I have a confession to make.
Catfish is my guilty pleasure. And I’m not talking about the fish, although fried catfish is mighty delicious.
Earlier this year, I was scrolling through the cable guide, and I kept seeing this show called “Catfish” on MTV. But I never tuned into the show. I had no idea what it was. And for whatever reason, I was never interested enough to actually change the channel to MTV. I thought that “Catfish” was a totally weird name for a show, but MTV also has a lot of weird and random shows. What ever happened to the music videos? I digress.
A few months ago, after seeing “Catfish” on the guide, and nothing else to watch on TV (I know, such a #firstworldproblem) the name finally piqued enough of my interest to check it out. I had no idea what to expect, but considering that I give most television shows at least ten seconds of my time before flipping the channel, I thought, “Why not?”

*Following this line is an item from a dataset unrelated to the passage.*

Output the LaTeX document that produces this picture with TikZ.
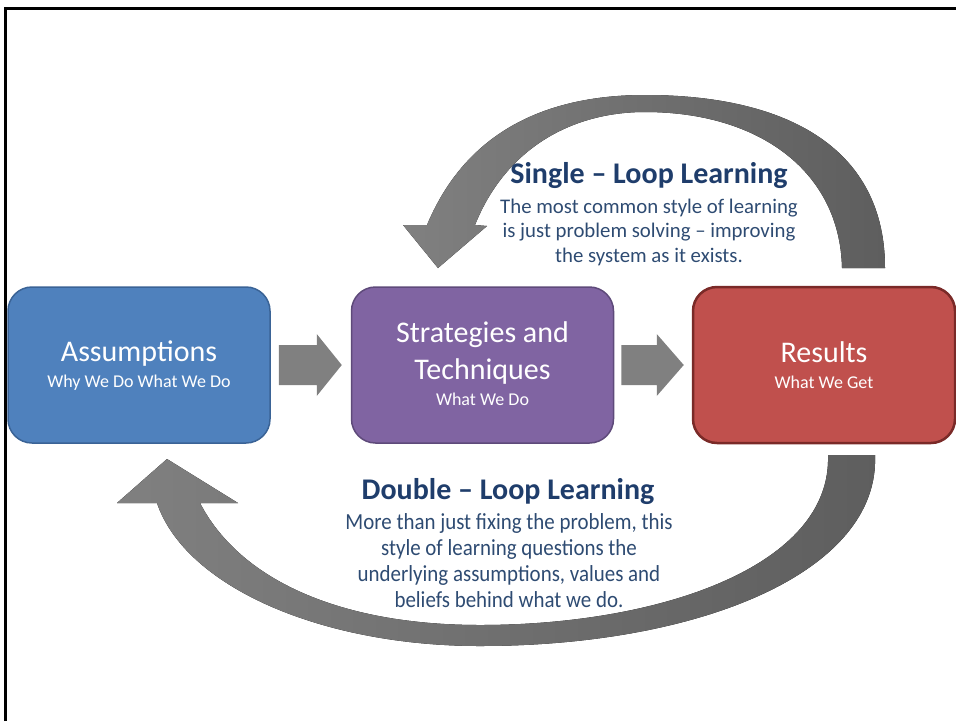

WHY DIDN’T I DISCOVER CATFISH SOONER?!
It’s one of the most fascinating shows out there because people are crazy. I quickly learned that “Catfish” is a term, as defined by Urban Dictionary, “A catfish is someone who pretends to be someone they’re not using Facebook or other social media to create false identities, particularly to pursue deceptive online romances.” So if one has been “catfished”, they have been duped online. There was even a storyline on Glee about it. Ryder got catfished by Unique. The football player from Notre Dame, Manti Te’o also got catfished.

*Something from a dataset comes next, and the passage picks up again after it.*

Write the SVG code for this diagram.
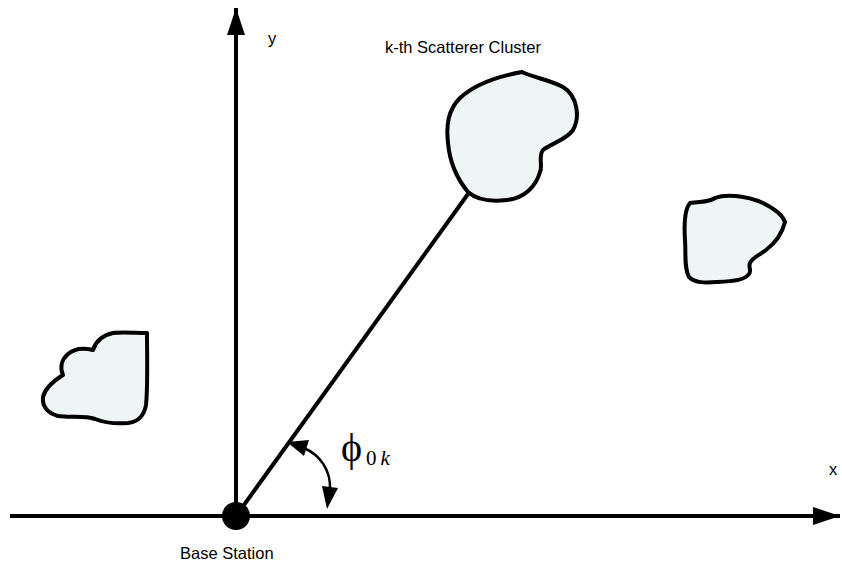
<svg xmlns="http://www.w3.org/2000/svg" width="842" height="564" viewBox="0 0 842 564">
<style>
.ax{stroke:#000;stroke-width:4;fill:none}
.cl{fill:#eff5f5;stroke:#000;stroke-width:4;stroke-linejoin:round}
.lbl{font-family:"Liberation Sans",Arial,sans-serif;font-size:16.5px;fill:#000}
.sym{font-family:"Liberation Serif","Times New Roman",serif;fill:#000}
</style>
<defs>
<marker id="ah" viewBox="0 0 27 18" refX="27" refY="9" markerWidth="6.75" markerHeight="4.5" markerUnits="strokeWidth" orient="auto">
<path d="M0,0 L27,9 L0,18 Z" fill="#000"/>
</marker>
</defs>
<g id="connectors">
<line class="ax" x1="10" y1="516" x2="840" y2="516" marker-end="url(#ah)"/>
<line class="ax" x1="236" y1="516" x2="236" y2="8" marker-end="url(#ah)"/>
<line class="ax" x1="236" y1="516" x2="468" y2="194"/>
<path d="M304,448 C320,455 331,470 330,490" fill="none" stroke="#000" stroke-width="2.5"/>
<path d="M287,442 L309,440 L304,456 Z" fill="#000"/>
<path d="M327,509 L338,488 L322,486 Z" fill="#000"/>
</g>
<g id="base-station">
<circle cx="236" cy="516" r="14" fill="#000"/>
<text class="lbl" x="180" y="559">Base Station</text>
</g>
<g id="cluster-k">
<path class="cl" d="M522,72 C535,78 550,80 563,87 C578,96 580,118 573,130 C566,140 552,143 543,150 C538,156 543,166 540,172 C536,186 525,198 507,200 C490,202 477,200 468,192 C458,180 450,165 448,143 C446,125 448,110 460,98 C475,84 500,76 522,72 Z"/>
<text class="lbl" x="385" y="53">k-th Scatterer Cluster</text>
</g>
<g id="cluster-right">
<path class="cl" d="M690,203 C700,201 708,203 715,198 C725,194 745,195 763,203 C775,209 783,216 785,222 C782,234 774,244 766,250 C758,256 752,258 750,263 C748,267 752,271 749,274 C745,280 735,281 717,282 C705,283 695,283 689,277 C684,268 686,255 685,240 C684,225 684,210 690,203 Z"/>
</g>
<g id="cluster-left">
<path class="cl" d="M147,333 C135,333 122,332 113,333 C103,335 96,341 93,350 C85,348 75,348 68,354 C61,360 60,368 63,375 C55,380 45,388 43,397 C42,407 48,413 58,416 C70,418 84,415 95,419 C105,423 115,424 128,423 C138,422 144,416 146,405 C148,385 147,355 147,333 Z"/>
</g>
<g id="labels">
<text class="lbl" x="268" y="44">y</text>
<text class="lbl" x="829" y="475">x</text>
<text class="sym" x="341" y="461" font-size="40">ϕ</text>
<text class="sym" x="366" y="465" font-size="21">0<tspan font-style="italic" dx="4">k</tspan></text>
</g>
</svg>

I’m sure that with the advent of social media and texting and accessibility to communication has made it so easy to connect, even with liars. But the whole Catfish came to light when the series’ creator, Nev, was Catfished himself and made a movie about it. (I haven’t seen the movie). But it resonated with enough people to make a reality show on MTV.
The thing that completely blows my mind is that so many of the people on the show go on with these online romances for YEARS without ever meeting, whether it’s via Skype or Facetime or in person. And I’d say 80% of the time, it ends up in a hot mess. However, I’ve seen two episodes where the person on the other side of the computer turned out to be legit!
I might be a bit obsessed.
But here’s the thing you can learn from Catfish…if you enter into an online “relationship” with someone, make sure you do a little investigating. At least try to find out if they are who they say they are, especially before you get emotionally invested for YEARS. Smartphones make it SO.EASY. to see who you are talking to. Skype is FREE. I guess it just amazes me that people never make the effort to really meet. Ever heard of “Stranger Danger”?
Do some research, or you may need to call Nev and Max.